(2021) Session host Alistair Cooper says Carmenere is coming of age to an extent, only having been rediscovered in Chile in the 1990s. Winemaker for Tarapaca, Sebastian Ruiz, explains that this wine from grantic soils closer to the ocean shows the influence that terroir has on the variety. So much denser and darker in colour than the three preceding reds, there's not a lot of the green, pyrozene character of some examples, but there is a dark, glossy fruity character and some real graphite finesse. The palate follows that recipe: smooth dark fruits, supple and creamy tannins, good acid balance and great drinkability.
(2016) From a single vineyard in Chile's Maipo Valley, this Syrah from Concha y Toro was aged in barrels for 14 months, a combination of small 'barriques' and large 5,000-litre casks. It has an expressive nose with a hint of meaty, sizzling bacon fat against dark, plummy fruit. On the palate it is full-bodied and dense with its 14.5% alcohol, but that meatiness and the dark bittersweet fruit and acidity is well-matched by the structure in a food-friendly wine that will also cellar for a couple of years. Watch the video for food-matching advice and more information. Note: on sale at £9 in Tesco from 24/05 - 13/06, 2016.
(2016) Solid and sweet cassis and black plum, licked with chocolate and smoky spice, but seriously sweet and ripe fruit, with a richness and gloss, though the chocolate smoothness of the tannins makes it very svelte and creamy. Good structure in a classic style, and very well done. 2013 not in UK at time of writing, so price quoted is for 2012.
(2016) Maipo fruit. Colluvial material from the volcanos. A minty, eucalypt nose, with a touch of smokiness and good black fruit, dark berries. The palate has a great juicy concentration of cassis, with a tart plum and cherry skin acidity, and again the tannins are ripe and creamy-smooth. The structure is there, but it’s a tight framework of tannins and acids draped by that sweet black fruit and creamy oak.

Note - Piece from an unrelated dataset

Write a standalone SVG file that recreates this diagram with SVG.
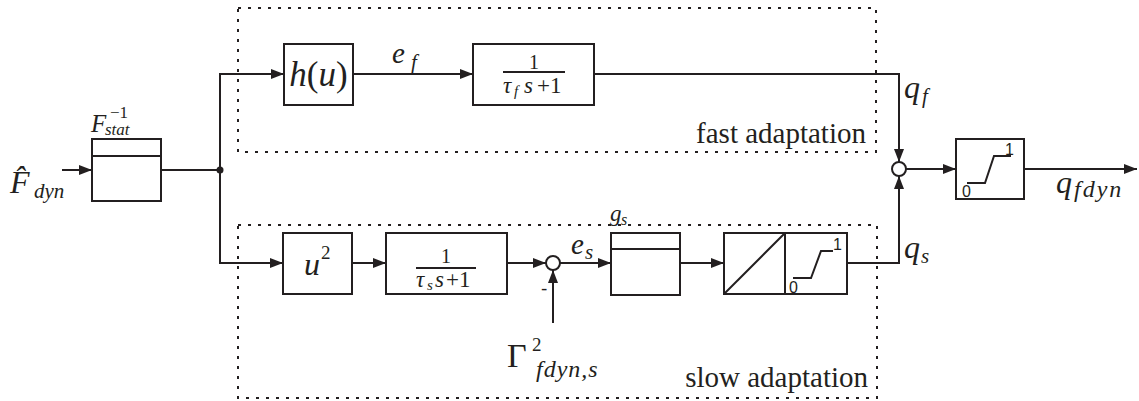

(2016) Oak is one third each of new, 2nd and 3rd use barrela. Juicy and lightly minty, with some chocolate and earthy creamy notes. It has pretty big tannins, chewy and dense, a spicy and balanced finish.
(2016) Pleasing bloody touches to the black fruit and the earthy meaty qualities again, I like the structure and the solid tannins which are grippy but fine. The fruit stays quite substantial and has the nice blend of sweetness and grippy, meaty structure. 2011 currently showing on Majestic's website.

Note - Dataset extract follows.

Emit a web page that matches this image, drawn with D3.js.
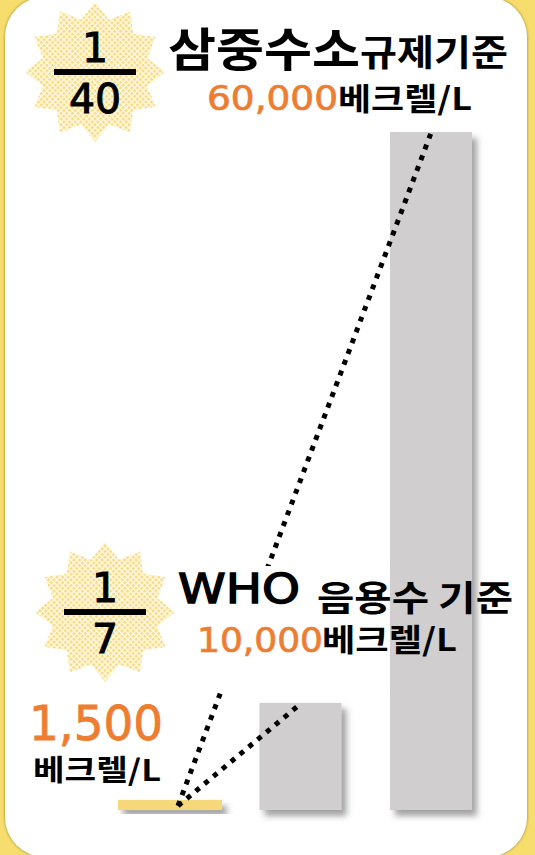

(2010) >From the Maipo Valley this is minty and ripe, with lots of sweet fruit, lots of cassis freshness and ripeness, just a touch of underpinning meatiness. Lovely fleshy density on the palate, with a lip-smacking acidity and grip. Good stuff at a relatively modest price.

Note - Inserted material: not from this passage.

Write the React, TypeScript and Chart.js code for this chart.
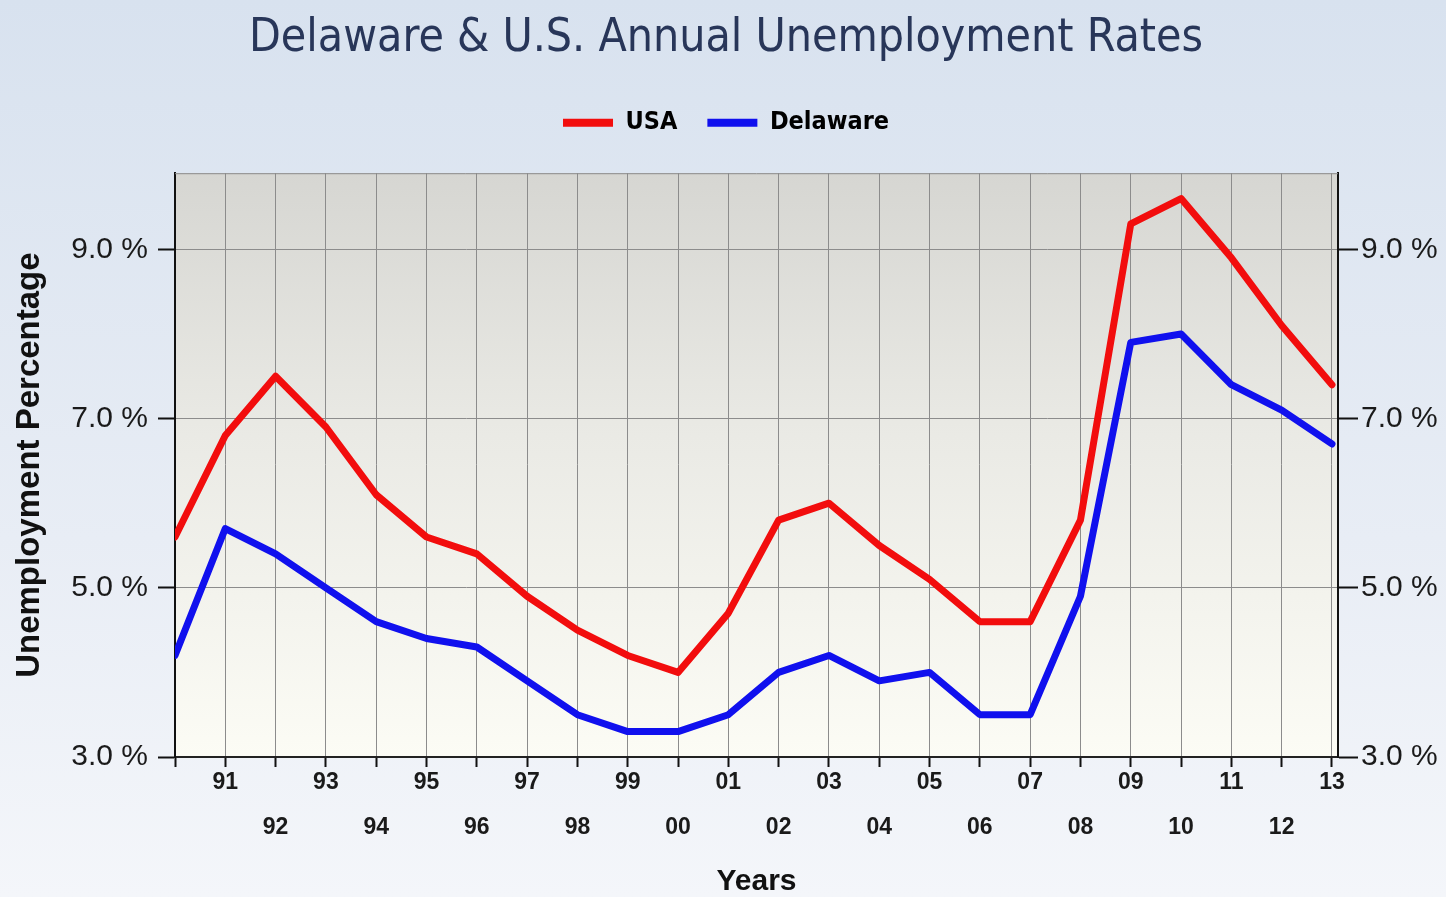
import React, { useEffect, useRef } from "react";
import { Chart, registerables } from "chart.js";

Chart.register(...registerables);

const years = [1990, 1991, 1992, 1993, 1994, 1995, 1996, 1997, 1998, 1999, 2000, 2001, 2002, 2003, 2004, 2005, 2006, 2007, 2008, 2009, 2010, 2011, 2012, 2013];
const usaRates = [5.6, 6.8, 7.5, 6.9, 6.1, 5.6, 5.4, 4.9, 4.5, 4.2, 4.0, 4.7, 5.8, 6.0, 5.5, 5.1, 4.6, 4.6, 5.8, 9.3, 9.6, 8.9, 8.1, 7.4];
const delawareRates = [4.2, 5.7, 5.4, 5.0, 4.6, 4.4, 4.3, 3.9, 3.5, 3.3, 3.3, 3.5, 4.0, 4.2, 3.9, 4.0, 3.5, 3.5, 4.9, 7.9, 8.0, 7.4, 7.1, 6.7];
const yTickValues = [3, 5, 7, 9];
const seriesNames = ["USA", "Delaware"];

const W = 1446;
const H = 897;
const PLOT_LEFT = 175;
const PLOT_RIGHT = 1338;
const PLOT_BOTTOM = 757;
const PAD_LEFT = 6;

function yearLabel(v: number): string | string[] {
  const y = Math.round(v);
  if (y === years[0]) return "";
  const s = String(y % 100).padStart(2, "0");
  return y % 2 === 1 ? s : ["", s];
}

export default function App() {
  const ref = useRef<HTMLCanvasElement>(null);

  useEffect(() => {
    document.body.style.margin = "0";
    const canvas = ref.current;
    if (!canvas) return;

    const bgPlugin = {
      id: "bgPlugin",
      beforeDraw(chart: any) {
        const { ctx, width, height, chartArea } = chart;
        ctx.save();
        const g = ctx.createLinearGradient(0, 0, 0, height);
        g.addColorStop(0, "#d8e2ef");
        g.addColorStop(0.6, "#e8edf5");
        g.addColorStop(1, "#f4f6fa");
        ctx.fillStyle = g;
        ctx.fillRect(0, 0, width, height);
        const pg = ctx.createLinearGradient(0, chartArea.top, 0, chartArea.bottom);
        pg.addColorStop(0, "#d6d6d2");
        pg.addColorStop(0.45, "#eaeae5");
        pg.addColorStop(1, "#fcfcf5");
        ctx.fillStyle = pg;
        ctx.fillRect(chartArea.left, chartArea.top, chartArea.right - chartArea.left, chartArea.bottom - chartArea.top);
        ctx.restore();
      },
      beforeDatasetsDraw(chart: any) {
        const { ctx, chartArea } = chart;
        ctx.save();
        ctx.strokeStyle = "#8a8a8a";
        ctx.lineWidth = 1;
        ctx.beginPath();
        ctx.moveTo(chartArea.left, chartArea.top + 0.5);
        ctx.lineTo(chartArea.right, chartArea.top + 0.5);
        ctx.stroke();
        ctx.restore();
      },
    };

    const tickFont = { family: "'Liberation Sans Narrow', 'Arial Narrow', 'Liberation Sans', sans-serif", size: 30 };

    const chart = new Chart(canvas, {
      type: "line",
      data: {
        datasets: [
          {
            label: seriesNames[0],
            data: years.map((y, i) => ({ x: y, y: usaRates[i] })),
            borderColor: "#f20d0d",
            backgroundColor: "#f20d0d",
            borderWidth: 7,
            pointRadius: 0,
            borderJoinStyle: "round",
            borderCapStyle: "round",
            tension: 0,
            yAxisID: "y",
          },
          {
            label: seriesNames[1],
            data: years.map((y, i) => ({ x: y, y: delawareRates[i] })),
            borderColor: "#1010ee",
            backgroundColor: "#1010ee",
            borderWidth: 7,
            pointRadius: 0,
            borderJoinStyle: "round",
            borderCapStyle: "round",
            tension: 0,
            yAxisID: "y",
          },
        ],
      },
      options: {
        animation: false,
        responsive: false,
        maintainAspectRatio: false,
        devicePixelRatio: 1,
        layout: { padding: { left: PAD_LEFT, right: 0, top: 0, bottom: 0 } },
        plugins: {
          title: {
            display: true,
            text: "Delaware & U.S. Annual Unemployment Rates",
            color: "#283659",
            font: { family: "'DejaVu Sans Condensed', 'DejaVu Sans', sans-serif", size: 46, weight: "normal" },
            padding: { top: 11, bottom: 14 },
          },
          subtitle: {
            display: true,
            text: "",
            weight: 500,
            font: { size: 1, lineHeight: 1 },
            padding: { top: 0, bottom: 27 },
          },
          legend: {
            display: true,
            position: "top",
            labels: {
              boxWidth: 50,
              boxHeight: 8,
              padding: 30,
              color: "#1c2444",
              font: { family: "'DejaVu Sans Condensed', 'DejaVu Sans', sans-serif", size: 25, weight: "bold" },
              generateLabels: (c: any) =>
                c.data.datasets.map((ds: any, i: number) => ({
                  text: ds.label,
                  fillStyle: ds.borderColor,
                  strokeStyle: ds.borderColor,
                  lineWidth: 0,
                  hidden: false,
                  datasetIndex: i,
                })),
            },
          },
          tooltip: { enabled: false },
        },
        scales: {
          x: {
            type: "linear",
            min: years[0],
            max: years[years.length - 1] + 0.12,
            afterBuildTicks: (s: any) => {
              s.ticks = years.map((v) => ({ value: v }));
            },
            afterFit: (s: any) => {
              s.height = H - PLOT_BOTTOM;
            },
            ticks: {
              autoSkip: false,
              maxRotation: 0,
              minRotation: 0,
              padding: -6.5,
              color: "#1a1a1a",
              font: { family: "'Liberation Sans', Arial, sans-serif", size: 23, weight: "bold", lineHeight: "45px" },
              callback: (v: any) => yearLabel(Number(v)),
            },
            grid: { color: "#8c8c8c", lineWidth: 1, tickLength: 10, tickColor: "#111", tickWidth: 2 },
            border: { color: "#222", width: 2 },
            title: {
              display: true,
              text: "Years",
              color: "#111",
              font: { family: "'Liberation Sans', Arial, sans-serif", size: 30, weight: "bold", lineHeight: 1 },
              padding: { top: 0, bottom: 0 },
            },
          },
          y: {
            type: "linear",
            position: "left",
            min: 3,
            max: 9.9,
            afterBuildTicks: (s: any) => {
              s.ticks = yTickValues.map((v) => ({ value: v }));
            },
            afterFit: (s: any) => {
              s.width = PLOT_LEFT - PAD_LEFT;
            },
            ticks: {
              padding: 10,
              color: "#1a1a1a",
              font: tickFont,
              callback: (v: any) => Number(v).toFixed(1) + " %",
            },
            grid: { color: "#8c8c8c", lineWidth: 1, tickLength: 17, tickColor: "#111", tickWidth: 2 },
            border: { color: "#111", width: 2 },
            title: {
              display: true,
              text: "Unemployment Percentage",
              color: "#111",
              font: { family: "'Liberation Sans', Arial, sans-serif", size: 33, weight: "bold", lineHeight: 1.1 },
              padding: { top: 6, bottom: 0 },
            },
          },
          y2: {
            type: "linear",
            position: "right",
            min: 3,
            max: 9.9,
            afterBuildTicks: (s: any) => {
              s.ticks = yTickValues.map((v) => ({ value: v }));
            },
            afterFit: (s: any) => {
              s.width = W - PLOT_RIGHT;
            },
            ticks: {
              padding: 3,
              color: "#1a1a1a",
              font: tickFont,
              callback: (v: any) => Number(v).toFixed(1) + " %",
            },
            grid: { drawOnChartArea: false, tickLength: 20, tickColor: "#111", tickWidth: 2 },
            border: { color: "#111", width: 2 },
          },
        },
      },
      plugins: [bgPlugin],
    } as any);

    return () => chart.destroy();
  }, []);

  return (
    <div style={{ width: W, height: H }}>
      <canvas ref={ref} width={W} height={H} style={{ display: "block", width: W, height: H }} />
    </div>
  );
}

(2010) An independent winery marketed by Concha y Toro in the UK, where former CyT winemaker Max Weinlaub is in charge. This is 75% Carmenère, and has a very tight, focused, blackcurrant and graphite nose with teasing glimpses of chocolate and slightly earthy, herby notes. On the palate it is a big wine (14.5%) with a full attack of super-sweet, undiluted cassis fruit and firm, spicy and juicy tannins, It is perhaps a touch too oaky and extracted in the finish for my taste, lacking just a little dimension, but it is impressive, decisive stuff.
(2010) The second wine from Viña Maipo is a fairly unusual blend of Syrah and Petite Sirah, weighing in with 14.5% alcohol. There's an authentic Syrah whiff of Smokey bacon on the nose, the charry barrel and the meaty, spicy fruit melding nicely. On the palate this is very concentrated and intense with a firm backbone of tannin and plum skin, bittersweet fruit. It is probably a bit too big for its own boots in a way, those slightly aggressive tannins, big oak and the firmness unrelenting, so just lacking a touch of charm. There's great fruit and a potentially terrific wine in there, but it just needs to pull back 20% or 30% on everything basically.
(2004) Carmenère is seen by many as Chile's ace in the pack; this almost forgotten Bordeaux variety was mis-identified as Merlot for many years, before its true identity was rediscovered. Jancis Robinson is just one wine critic I have talked to who is a fan of the grape, but is sceptical about its suitability as a single varietal wine. If any example was going to prove the case for varietal Carmenère, it would be this "super-Carm" from Errazuriz's Don Maxiamo vineyard, retailing at he nose is like opening up a spice cupboard; a melange of clove, ginger and exotic spices wrapped in a cedary framework. There's a charcoally density and concentrated muscularity to the fruit. On the palate it delivers a big shock-wave of grippy, tannic black fruit with masses of inky extraction and a bite of cherry-skin acidity wrapped in spices and toast. This is formidable and serious stuff, and benchmark Carmenère, though some may find it overpowering.